In building out this strategy you should first define a key set of roles & person as you want to see in your community and understand their likely experience, motivations, fears, and how they consume and engage. From these roles you can then design the ideal community experience. This experience will begin with raising awareness and giving people a reason and motivation to participate, then the on-ramp for making their very first contribution, and then a carefully carved out journey of intrinsic and extrinsic incentives and rewards that keeps them involved.

This journey will result in three core states that a community member ideally progress through: people who are new (they have little context or relationships), regulars (engaging in repetitive workflow to deliver different results), and leaders (formally or informally seen as influencers).

We engage with these different roles very differently. For example, new members will have more fears and uncertainty, and mentoring can play a very beneficial role. Regulars will want efficient and non-bureaucratic workflow and transparency, and leaders will want to a deeper level of personal engagement in growing and expanding the community.

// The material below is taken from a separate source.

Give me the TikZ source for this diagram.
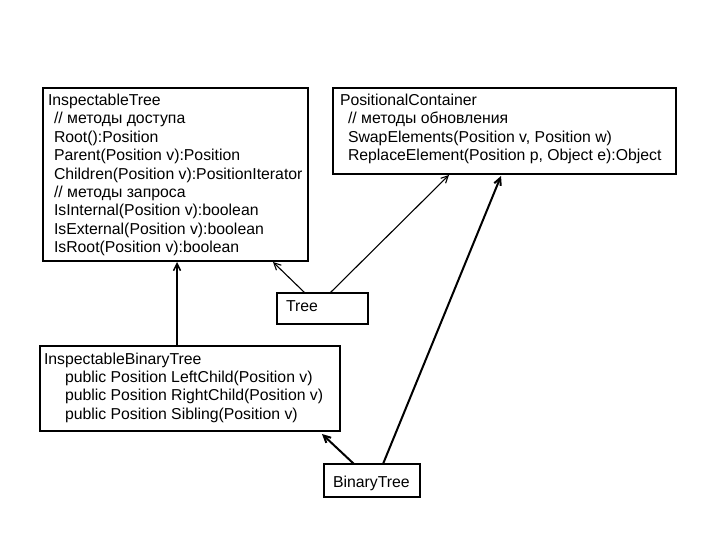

As such, think carefully about how you systematize engagement with community programs but in a way that always feels personal and direct as opposed to robotic and automated.

What sits underneath all of this are a complex set of psychological drivers that dictate and determine how and why we join communities and participate. It is equally important to understand these drivers by both reading up on psychology and behavioral economics but more importantly to immerse yourself in the culture and mindset of your audience. You simply can't build great communities unless you understand these dynamics.

Finally, always remember that community strategy is a long-game. It takes time to grow a community and you should constantly evaluate and evolve your strategy based on the real community patterns and engagement that form. Drive this work by data, but more importantly, include your community in the process and make them feel that they too can be invested in building a rewarding community for everyone.

When we get this right we build communities that deliver tremendous value, an army of advocates, and often a comprehensive source of potential leads and validation of your products and services in the eyes of future customers.